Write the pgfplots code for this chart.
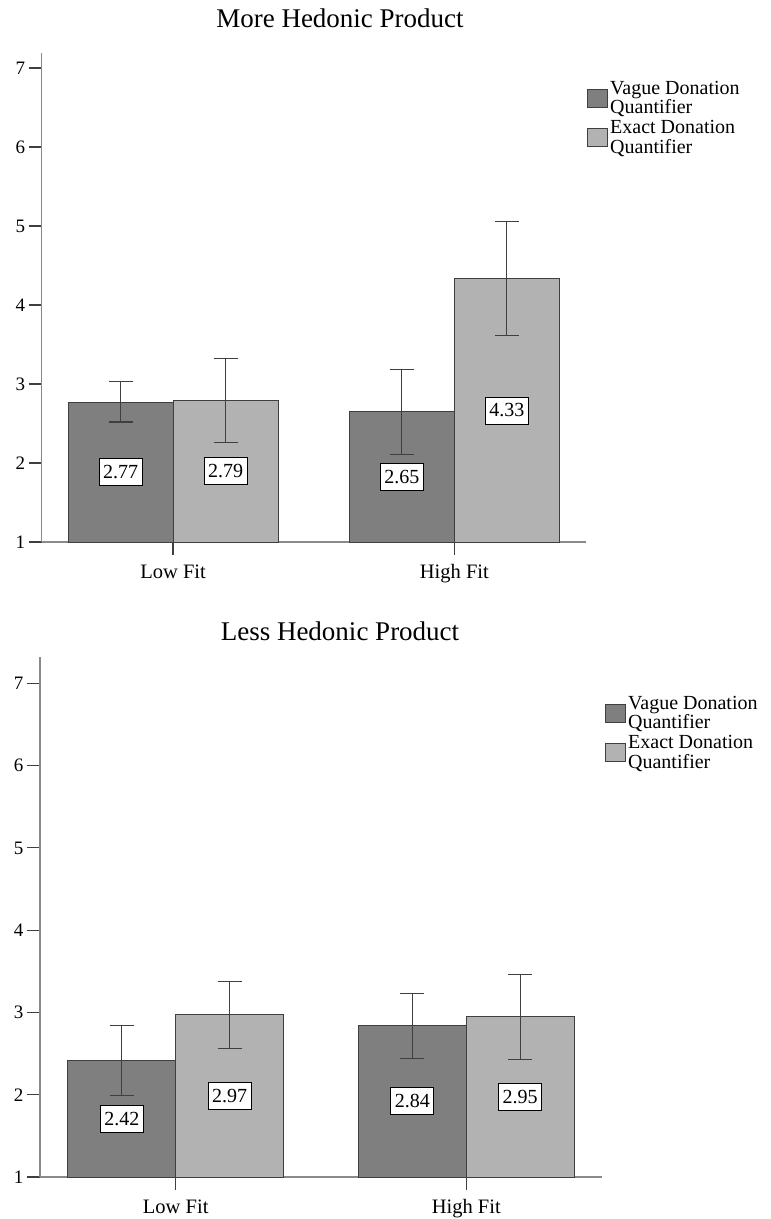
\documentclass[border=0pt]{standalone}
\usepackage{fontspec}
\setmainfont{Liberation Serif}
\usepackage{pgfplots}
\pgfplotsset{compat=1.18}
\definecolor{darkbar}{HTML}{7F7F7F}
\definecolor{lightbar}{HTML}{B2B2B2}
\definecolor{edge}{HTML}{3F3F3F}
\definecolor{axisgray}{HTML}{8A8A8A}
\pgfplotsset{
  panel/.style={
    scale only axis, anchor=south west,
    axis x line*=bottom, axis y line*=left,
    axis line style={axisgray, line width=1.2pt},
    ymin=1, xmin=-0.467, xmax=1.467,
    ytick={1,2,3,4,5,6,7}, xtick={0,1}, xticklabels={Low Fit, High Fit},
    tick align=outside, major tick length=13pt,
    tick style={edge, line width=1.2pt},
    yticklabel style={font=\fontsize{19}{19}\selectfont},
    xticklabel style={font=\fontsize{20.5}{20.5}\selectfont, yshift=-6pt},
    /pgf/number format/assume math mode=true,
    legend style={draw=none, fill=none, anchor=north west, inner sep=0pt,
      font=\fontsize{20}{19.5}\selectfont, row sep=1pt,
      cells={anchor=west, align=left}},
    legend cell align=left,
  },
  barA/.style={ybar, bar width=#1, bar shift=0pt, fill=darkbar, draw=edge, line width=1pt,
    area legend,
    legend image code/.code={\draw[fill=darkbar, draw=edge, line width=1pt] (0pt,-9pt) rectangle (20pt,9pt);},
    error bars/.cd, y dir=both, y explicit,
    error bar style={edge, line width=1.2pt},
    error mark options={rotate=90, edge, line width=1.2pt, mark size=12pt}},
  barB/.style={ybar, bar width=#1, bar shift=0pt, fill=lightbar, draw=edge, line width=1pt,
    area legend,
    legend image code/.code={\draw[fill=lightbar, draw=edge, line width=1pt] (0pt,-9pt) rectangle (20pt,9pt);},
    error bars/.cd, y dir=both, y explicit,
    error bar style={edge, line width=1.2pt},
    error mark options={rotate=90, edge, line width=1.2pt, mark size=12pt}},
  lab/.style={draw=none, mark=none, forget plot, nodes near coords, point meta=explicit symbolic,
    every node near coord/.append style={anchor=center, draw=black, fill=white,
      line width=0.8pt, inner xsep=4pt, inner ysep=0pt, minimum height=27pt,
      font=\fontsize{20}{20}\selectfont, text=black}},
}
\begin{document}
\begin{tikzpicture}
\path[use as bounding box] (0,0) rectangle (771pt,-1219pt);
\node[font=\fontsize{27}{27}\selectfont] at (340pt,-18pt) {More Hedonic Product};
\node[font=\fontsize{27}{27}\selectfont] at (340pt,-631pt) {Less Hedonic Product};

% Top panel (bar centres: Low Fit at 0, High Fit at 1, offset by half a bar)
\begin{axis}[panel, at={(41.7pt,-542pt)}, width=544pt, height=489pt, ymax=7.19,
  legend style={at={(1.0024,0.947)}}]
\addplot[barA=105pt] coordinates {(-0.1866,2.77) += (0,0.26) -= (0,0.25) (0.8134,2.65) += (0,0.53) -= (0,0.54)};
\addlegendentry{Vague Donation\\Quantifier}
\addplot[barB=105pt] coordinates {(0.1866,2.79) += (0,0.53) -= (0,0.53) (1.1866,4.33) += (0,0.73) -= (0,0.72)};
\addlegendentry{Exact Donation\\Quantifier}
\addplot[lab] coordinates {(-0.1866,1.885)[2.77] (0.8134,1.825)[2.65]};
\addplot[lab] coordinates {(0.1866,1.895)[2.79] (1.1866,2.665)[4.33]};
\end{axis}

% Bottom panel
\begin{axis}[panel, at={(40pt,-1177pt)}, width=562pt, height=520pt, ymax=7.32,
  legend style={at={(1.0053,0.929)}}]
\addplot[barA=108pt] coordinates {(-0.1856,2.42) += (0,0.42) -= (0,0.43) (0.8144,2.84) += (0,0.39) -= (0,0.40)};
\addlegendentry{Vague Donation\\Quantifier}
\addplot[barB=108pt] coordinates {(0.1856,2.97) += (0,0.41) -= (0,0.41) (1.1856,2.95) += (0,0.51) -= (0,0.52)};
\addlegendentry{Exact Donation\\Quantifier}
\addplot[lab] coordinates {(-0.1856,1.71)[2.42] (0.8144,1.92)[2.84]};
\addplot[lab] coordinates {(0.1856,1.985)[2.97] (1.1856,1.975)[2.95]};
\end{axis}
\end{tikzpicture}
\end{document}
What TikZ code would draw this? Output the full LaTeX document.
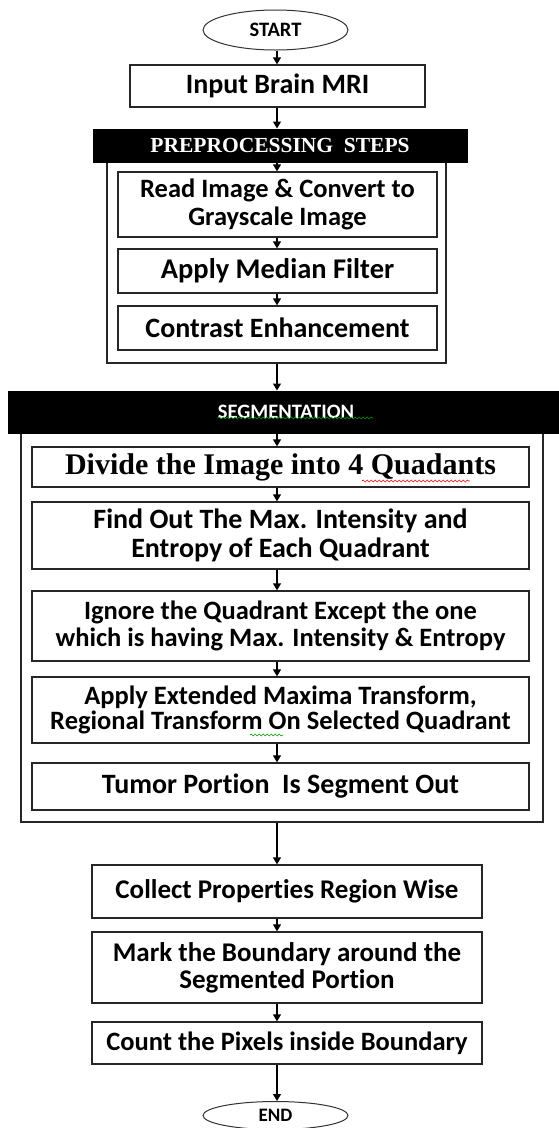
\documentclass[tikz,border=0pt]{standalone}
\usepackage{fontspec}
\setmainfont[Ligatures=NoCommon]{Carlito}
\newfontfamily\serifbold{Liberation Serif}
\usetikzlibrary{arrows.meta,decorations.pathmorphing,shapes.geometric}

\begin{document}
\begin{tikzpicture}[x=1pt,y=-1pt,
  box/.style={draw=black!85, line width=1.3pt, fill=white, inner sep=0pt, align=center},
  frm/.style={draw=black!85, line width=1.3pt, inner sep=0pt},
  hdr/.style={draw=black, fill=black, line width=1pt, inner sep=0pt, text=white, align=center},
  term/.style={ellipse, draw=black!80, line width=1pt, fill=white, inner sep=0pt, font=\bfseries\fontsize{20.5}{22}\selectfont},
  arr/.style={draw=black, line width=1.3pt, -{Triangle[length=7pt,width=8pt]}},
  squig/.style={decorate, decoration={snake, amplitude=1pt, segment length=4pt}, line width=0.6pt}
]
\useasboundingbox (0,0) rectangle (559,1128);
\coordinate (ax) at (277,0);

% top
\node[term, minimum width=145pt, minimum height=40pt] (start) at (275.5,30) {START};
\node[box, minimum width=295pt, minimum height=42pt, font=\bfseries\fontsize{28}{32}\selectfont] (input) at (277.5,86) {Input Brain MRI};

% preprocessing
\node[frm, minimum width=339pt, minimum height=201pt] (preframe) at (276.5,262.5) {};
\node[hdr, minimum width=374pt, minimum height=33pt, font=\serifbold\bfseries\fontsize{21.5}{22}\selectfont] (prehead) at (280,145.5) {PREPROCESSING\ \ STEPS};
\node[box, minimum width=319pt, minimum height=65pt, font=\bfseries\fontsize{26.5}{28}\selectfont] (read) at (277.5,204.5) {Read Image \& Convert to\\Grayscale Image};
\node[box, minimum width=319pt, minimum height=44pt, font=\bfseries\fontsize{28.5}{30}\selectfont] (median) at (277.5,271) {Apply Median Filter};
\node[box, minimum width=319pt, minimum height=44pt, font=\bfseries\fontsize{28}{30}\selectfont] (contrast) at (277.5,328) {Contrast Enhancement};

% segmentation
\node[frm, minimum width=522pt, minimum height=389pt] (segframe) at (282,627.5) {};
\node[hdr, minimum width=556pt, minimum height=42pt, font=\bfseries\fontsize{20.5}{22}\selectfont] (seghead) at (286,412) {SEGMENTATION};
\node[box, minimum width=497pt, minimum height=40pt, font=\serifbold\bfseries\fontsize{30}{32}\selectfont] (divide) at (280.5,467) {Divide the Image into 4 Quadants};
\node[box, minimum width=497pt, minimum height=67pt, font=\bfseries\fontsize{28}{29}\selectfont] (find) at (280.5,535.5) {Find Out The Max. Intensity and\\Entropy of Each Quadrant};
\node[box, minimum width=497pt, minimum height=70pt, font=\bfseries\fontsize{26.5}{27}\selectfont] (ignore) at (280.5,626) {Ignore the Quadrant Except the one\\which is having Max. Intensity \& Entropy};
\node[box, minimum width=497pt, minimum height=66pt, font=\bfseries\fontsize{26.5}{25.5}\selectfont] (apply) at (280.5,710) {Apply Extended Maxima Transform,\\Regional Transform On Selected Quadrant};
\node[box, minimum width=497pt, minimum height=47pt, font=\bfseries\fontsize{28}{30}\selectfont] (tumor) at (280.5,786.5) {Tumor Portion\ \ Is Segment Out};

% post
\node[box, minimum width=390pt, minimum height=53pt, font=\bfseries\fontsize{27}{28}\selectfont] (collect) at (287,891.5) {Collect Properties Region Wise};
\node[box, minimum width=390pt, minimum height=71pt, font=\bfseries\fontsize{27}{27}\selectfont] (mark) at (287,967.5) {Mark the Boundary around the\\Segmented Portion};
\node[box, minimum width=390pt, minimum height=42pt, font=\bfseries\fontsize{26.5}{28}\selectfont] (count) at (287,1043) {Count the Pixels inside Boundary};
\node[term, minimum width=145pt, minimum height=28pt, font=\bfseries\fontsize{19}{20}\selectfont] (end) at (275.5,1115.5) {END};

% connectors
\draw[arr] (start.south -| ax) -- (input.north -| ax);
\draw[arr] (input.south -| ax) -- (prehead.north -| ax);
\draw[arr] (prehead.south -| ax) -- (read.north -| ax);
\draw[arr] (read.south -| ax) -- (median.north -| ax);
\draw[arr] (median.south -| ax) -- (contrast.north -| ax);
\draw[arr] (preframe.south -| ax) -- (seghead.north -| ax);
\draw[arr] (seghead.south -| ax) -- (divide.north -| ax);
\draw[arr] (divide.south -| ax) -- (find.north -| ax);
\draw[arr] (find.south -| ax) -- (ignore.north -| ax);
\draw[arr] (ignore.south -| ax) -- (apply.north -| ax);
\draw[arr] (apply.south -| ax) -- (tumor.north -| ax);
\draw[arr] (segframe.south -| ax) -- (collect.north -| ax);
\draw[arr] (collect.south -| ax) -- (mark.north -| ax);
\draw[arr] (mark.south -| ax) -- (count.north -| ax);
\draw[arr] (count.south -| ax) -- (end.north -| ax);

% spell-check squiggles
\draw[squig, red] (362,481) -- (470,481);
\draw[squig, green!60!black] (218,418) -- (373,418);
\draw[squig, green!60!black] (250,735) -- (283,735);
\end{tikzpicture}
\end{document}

**Work to do**
Show every line in the entries where the string "this" occurs.

**The solution**
Write the pgfplots code for this chart.
What TikZ code would draw this? Output the full LaTeX document.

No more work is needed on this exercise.